Sorry, but I can't use HJT logs as I don't have a clue about what to do with them!


Please do this to figure out what's eating up the RAM (in this case you just need to sort the RAM column to see what's going on):


> *Task Manager:*
> Also, you can monitor the system for excessive resource consumption. To do this, open up Task Manager by right clicking on the Task Bar.
> Then select the Processes tab.
> Then select the "Show processes from all users" button (in the lower left)
> ...


----------



## Kingithy (Aug 1, 2011)

usasma said:


> Sorry, but I can't use HJT logs as I don't have a clue about what to do with them!
> 
> 
> Please do this to figure out what's eating up the RAM (in this case you just need to sort the RAM column to see what's going on):


Hahaha oops, not a problem! 8P
Hmmm... I did as you said aaaaaand I see the Spybot Search and Destroy process called TeaTimer.exe clocking 12.5million I/O other?
The next highest is my Western Digital HDD service which is clocking 1.5mil...
I've read that some viruses disguise themselves as TeaTimer.exe and they are located in System32, but there isn't a copy located there, so I'm assuming this is legit?

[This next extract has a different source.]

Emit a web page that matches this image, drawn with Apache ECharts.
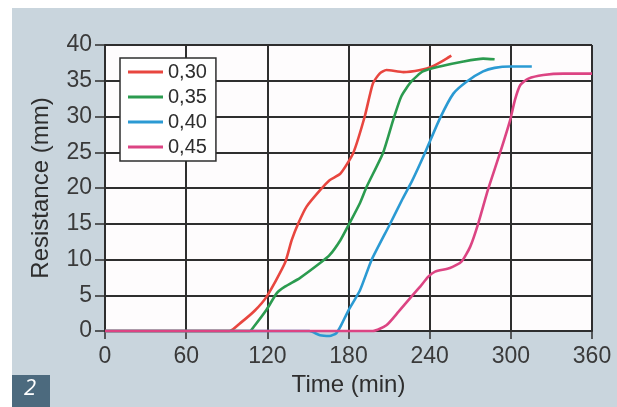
<!DOCTYPE html>
<html>
<head>
<meta charset="utf-8">
<script src="https://cdn.jsdelivr.net/npm/echarts@6/dist/echarts.min.js"></script>
<style>
  html, body { margin: 0; padding: 0; background: #fff; }
  #chart { width: 617px; height: 407px; }
</style>
</head>
<body>
<div id="chart"></div>
<script>
  // series names (w/c ratio) and readings [time min, resistance mm]
  var seriesNames = ['0,30', '0,35', '0,40', '0,45']
  var seriesColors = ['#e8463f', '#2b9b4f', '#2b9ad3', '#dc4483']

  var red030 = [[0, 0], [92, 0], [100, 1.1], [111, 2.9], [119.5, 4.8], [133, 9.5], [138, 12.7], [143, 15.1],
    [149, 17.4], [159, 19.7], [166, 21.1], [174, 22], [183.5, 24.9], [192, 30], [198, 34.6], [203, 36],
    [208, 36.5], [220.5, 36.2], [233, 36.5], [242, 37], [252.5, 38.1], [256, 38.5]]
  var green035 = [[0, 0], [107, 0], [110, 0.6], [119.5, 3], [127, 5.3], [133, 6.2], [144, 7.4], [159, 9.5],
    [166, 10.6], [174, 12.7], [180, 14.8], [188.5, 17.9], [193.5, 20.2], [205.5, 24.9], [213, 29.5],
    [219, 32.8], [226.5, 34.9], [235, 36.3], [247.5, 37], [265, 37.7], [279.5, 38.1], [288, 38]]
  var blue040 = [[0, 0], [151, 0], [159, -0.6], [166, -0.7], [171, -0.3], [174, 0.6], [180, 2.9], [188.5, 5.7],
    [197, 9.9], [210.5, 14.9], [220, 18.5], [227, 21], [236.5, 24.9], [247.5, 29.7], [257.5, 33.2],
    [267.5, 34.9], [279.5, 36.3], [288, 36.8], [299.5, 37], [315.5, 37]]
  var pink045 = [[0, 0], [198, 0], [208, 0.8], [217, 2.7], [226.5, 4.8], [233, 6.2], [239, 7.6], [244, 8.3],
    [255, 8.8], [263.5, 9.7], [270, 11.8], [276, 15.1], [283, 19.7], [292, 24.9], [299.5, 29.5], [303, 32.3],
    [307, 34.4], [313, 35.3], [324, 35.8], [339, 36], [360, 36]]

  var xTicks = [0, 60, 120, 180, 240, 300, 360]
  var yTicks = [0, 5, 10, 15, 20, 25, 30, 35, 40]

  var allData = [red030, green035, blue040, pink045]
  var ink = '#2e2e2e'
  var labelFont = 'Liberation Sans, Arial, sans-serif'

  var series = []
  for (var i = 0; i < allData.length; i++) {
    series.push({
      name: seriesNames[i],
      type: 'line',
      data: allData[i],
      symbol: 'none',
      smooth: 0.2,
      clip: false,
      lineStyle: {color: seriesColors[i], width: 2.6},
      itemStyle: {color: seriesColors[i]}
    })
  }

  var option = {
    animation: false,
    backgroundColor: '#ffffff',
    graphic: [
      // grey-blue panel
      {type: 'rect', left: 12, top: 8, shape: {width: 605, height: 399}, style: {fill: '#c9d5dd'}, z: -10},
      // figure number box
      {type: 'rect', left: 12, top: 375, shape: {width: 38, height: 32}, style: {fill: '#4c6a7e'}, z: 10},
      {type: 'text', left: 24, top: 378, style: {text: '2', fill: '#ffffff', font: 'italic 22px "Open Sans", sans-serif'}, z: 11}
    ],
    grid: {
      left: 105, top: 45, width: 487, height: 286,
      show: true, backgroundColor: '#fefcfd', borderWidth: 0
    },
    legend: {
      orient: 'vertical',
      left: 120, top: 58,
      padding: [4, 9, 4, 8],
      itemGap: 5,
      itemWidth: 35, itemHeight: 3,
      icon: 'rect',
      backgroundColor: '#ffffff',
      borderColor: ink, borderWidth: 1.5,
      textStyle: {fontSize: 20, color: ink, fontFamily: labelFont},
      data: seriesNames
    },
    xAxis: {
      type: 'value',
      min: xTicks[0], max: xTicks[xTicks.length - 1], interval: 60,
      name: 'Time (min)',
      nameLocation: 'middle',
      nameGap: 33,
      nameTextStyle: {fontSize: 24, color: ink, fontFamily: labelFont},
      axisLine: {show: true, lineStyle: {color: ink, width: 2}},
      axisTick: {show: true, length: 8, lineStyle: {color: ink, width: 1.5}},
      axisLabel: {fontSize: 23, color: '#3a3a3a', fontFamily: labelFont, margin: 14},
      splitLine: {show: true, lineStyle: {color: ink, width: 2}}
    },
    yAxis: {
      type: 'value',
      min: yTicks[0], max: yTicks[yTicks.length - 1], interval: 5,
      name: 'Resistance (mm)',
      nameLocation: 'middle',
      nameGap: 52,
      nameTextStyle: {fontSize: 24, color: ink, fontFamily: labelFont},
      axisLine: {show: true, lineStyle: {color: ink, width: 2}},
      axisTick: {show: true, length: 10, lineStyle: {color: ink, width: 1.5}},
      axisLabel: {fontSize: 23, color: '#3a3a3a', fontFamily: labelFont, margin: 13},
      splitLine: {show: true, lineStyle: {color: ink, width: 2}}
    },
    series: series
  }

  echarts.init(document.getElementById('chart'), null, {renderer: 'canvas'}).setOption(option)
</script>
</body>
</html>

I've also just looked it up (on the Spybot website) and apparently it does use a lot of RAM/CPU, but 12.5mil sounds like a lot...


----------



## usasma (Apr 11, 2009)

It is a lot. Uninstall the SpyBot program, reboot the system and see if it goes away.
There's no need to run a W-D HDD service all the time either. Uninstall that also.


----------



## jcgriff2 (Sep 30, 2007)

Same with - 
- NetLimiter 3
- NTI Backup Now 5


----------